In truth, I don't eat most of this stuff. The nectarines, berries and nuts "came with the frame" so to speak. (The 'Burbs reference. One of Tom Hanks finest performances.) We planted the squash, okra and watermelon along with a couple of strawberry plants. Wild critters ate the strawberries but the others are doing well. I fried some yellow squash but did not eat it. I stir fried some zucchini and mixed it with enough rice, chicken and teriyaki sauce to enjoy it. I'll try the blueberries in pancakes and I'll look forward to picking out the walnuts but the others are just pet plants to me. Too bad we can't grow bacon on a tree.

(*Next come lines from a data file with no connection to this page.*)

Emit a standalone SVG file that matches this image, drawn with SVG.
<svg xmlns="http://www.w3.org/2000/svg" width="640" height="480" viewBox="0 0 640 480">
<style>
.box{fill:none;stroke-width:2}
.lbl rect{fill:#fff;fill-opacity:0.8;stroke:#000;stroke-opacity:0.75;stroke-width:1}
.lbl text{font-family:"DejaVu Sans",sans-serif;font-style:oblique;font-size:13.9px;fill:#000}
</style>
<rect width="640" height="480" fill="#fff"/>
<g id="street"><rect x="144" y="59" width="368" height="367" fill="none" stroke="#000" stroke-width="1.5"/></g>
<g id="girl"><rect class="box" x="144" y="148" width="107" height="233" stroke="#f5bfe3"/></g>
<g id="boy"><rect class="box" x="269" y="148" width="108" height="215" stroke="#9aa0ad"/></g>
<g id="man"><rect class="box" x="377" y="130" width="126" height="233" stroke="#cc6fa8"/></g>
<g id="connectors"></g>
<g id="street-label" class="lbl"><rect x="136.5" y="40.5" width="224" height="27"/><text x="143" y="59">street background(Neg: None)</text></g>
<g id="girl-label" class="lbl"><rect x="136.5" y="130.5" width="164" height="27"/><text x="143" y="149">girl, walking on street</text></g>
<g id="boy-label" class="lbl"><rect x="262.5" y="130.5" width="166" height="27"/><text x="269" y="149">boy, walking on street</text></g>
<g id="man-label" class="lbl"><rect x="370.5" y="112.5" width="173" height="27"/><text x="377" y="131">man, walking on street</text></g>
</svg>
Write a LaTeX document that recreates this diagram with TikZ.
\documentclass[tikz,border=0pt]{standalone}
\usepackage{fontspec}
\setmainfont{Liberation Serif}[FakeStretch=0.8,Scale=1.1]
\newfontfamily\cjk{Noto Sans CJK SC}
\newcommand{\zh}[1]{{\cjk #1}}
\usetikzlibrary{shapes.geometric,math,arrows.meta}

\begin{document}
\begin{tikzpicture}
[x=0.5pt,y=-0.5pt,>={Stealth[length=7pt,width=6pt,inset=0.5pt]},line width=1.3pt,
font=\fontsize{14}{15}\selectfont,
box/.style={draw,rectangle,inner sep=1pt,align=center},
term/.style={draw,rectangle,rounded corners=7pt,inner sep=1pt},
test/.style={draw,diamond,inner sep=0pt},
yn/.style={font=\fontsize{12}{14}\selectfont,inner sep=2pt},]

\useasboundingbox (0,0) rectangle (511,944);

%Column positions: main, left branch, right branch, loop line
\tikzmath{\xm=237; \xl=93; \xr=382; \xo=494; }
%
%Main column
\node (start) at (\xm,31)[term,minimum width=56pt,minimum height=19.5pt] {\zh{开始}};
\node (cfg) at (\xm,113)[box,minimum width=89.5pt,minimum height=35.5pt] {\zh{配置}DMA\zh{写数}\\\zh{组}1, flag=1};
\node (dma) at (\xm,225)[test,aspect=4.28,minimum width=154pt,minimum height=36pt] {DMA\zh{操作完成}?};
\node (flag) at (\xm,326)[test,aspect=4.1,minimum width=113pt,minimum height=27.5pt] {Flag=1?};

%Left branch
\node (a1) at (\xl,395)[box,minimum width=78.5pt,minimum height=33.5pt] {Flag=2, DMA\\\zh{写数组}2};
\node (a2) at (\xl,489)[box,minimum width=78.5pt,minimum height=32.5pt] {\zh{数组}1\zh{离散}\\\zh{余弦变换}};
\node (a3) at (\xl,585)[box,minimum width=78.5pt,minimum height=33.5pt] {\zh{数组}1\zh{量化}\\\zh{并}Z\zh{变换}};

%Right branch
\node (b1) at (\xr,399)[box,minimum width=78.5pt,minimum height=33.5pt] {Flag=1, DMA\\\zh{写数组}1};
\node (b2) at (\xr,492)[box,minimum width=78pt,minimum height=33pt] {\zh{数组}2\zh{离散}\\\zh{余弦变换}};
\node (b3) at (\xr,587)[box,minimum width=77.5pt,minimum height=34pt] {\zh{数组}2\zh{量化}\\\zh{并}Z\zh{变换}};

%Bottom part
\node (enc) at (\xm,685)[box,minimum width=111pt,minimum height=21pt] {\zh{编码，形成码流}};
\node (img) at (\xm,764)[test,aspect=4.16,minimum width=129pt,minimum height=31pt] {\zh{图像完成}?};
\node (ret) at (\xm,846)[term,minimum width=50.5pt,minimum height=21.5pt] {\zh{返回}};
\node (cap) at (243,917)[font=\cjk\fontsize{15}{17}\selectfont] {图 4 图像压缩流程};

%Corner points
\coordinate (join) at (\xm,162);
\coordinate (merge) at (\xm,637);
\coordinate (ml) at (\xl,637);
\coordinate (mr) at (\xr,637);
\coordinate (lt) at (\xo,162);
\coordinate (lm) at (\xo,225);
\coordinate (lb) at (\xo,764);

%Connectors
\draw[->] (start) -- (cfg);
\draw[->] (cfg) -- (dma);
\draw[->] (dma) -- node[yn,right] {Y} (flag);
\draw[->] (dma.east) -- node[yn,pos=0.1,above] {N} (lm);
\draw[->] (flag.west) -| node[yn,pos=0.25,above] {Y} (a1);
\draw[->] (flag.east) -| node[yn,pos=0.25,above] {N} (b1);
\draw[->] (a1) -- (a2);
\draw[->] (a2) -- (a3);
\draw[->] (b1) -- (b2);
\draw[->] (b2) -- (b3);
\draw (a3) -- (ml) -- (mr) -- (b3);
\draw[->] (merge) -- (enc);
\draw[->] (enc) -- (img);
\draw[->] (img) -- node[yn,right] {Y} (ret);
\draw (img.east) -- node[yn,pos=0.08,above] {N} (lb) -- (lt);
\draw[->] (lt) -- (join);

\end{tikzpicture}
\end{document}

I make no secret of the fact that I do not eat vegetables. I know they are good for you and I know you think I'll die if I don't eat something green and gross but I do ok for an old guy and no, I don't take vitamins or supplements. The thing is....I hate vegetables. I abhor them. I know that if you smash them up just right and mix them with enough other items you can make some great things like bbq sauce or grits (grits come from some type of corn, right?) but just vegetables, by themselves, they bother me.
I trace this hatred back to my childhood when I was forced to grow all sorts of despicable things in the dirt. We didn't just have a garden, at one time we had a produce stand and for years our Silver Queen corn was talked about all over town. We grew everything imaginable that would grow in upstate SC. I hoed it, plowed it, picked it, broke it, shelled it, shucked it, cut it, washed it and pulled weeds out of it and I think those experiences turned me sour toward the fruits of my labor. But I was also forced to pick peaches and shell pecans so I guess my love for those things blows my theory a bit. Maybe I was just a picky eater. Fine.
My parents always had some type of garden. Mom is a professional canner and preserver. She and dad would eat the things they grew but they always ended up giving away most of the garden yield. I used to joke with them and explain that in the modern world we had these things called grocery stores and we could just hop in a horseless wagon and go to Ingles and buy some produce if we were hungry. They always said that there's just something about growing your own food that makes it worth all the trouble.
As usual, they were right. Perhaps there's some genome in my family that was coded with the desire to grow things. Maybe it's just a natural human instinct. But oddly enough I really enjoy growing these things even though I have no desire to eat them.
Dad used to tell me stories about raising pigs. Maybe if I do a really good job with the plants I could work my way up to a pig.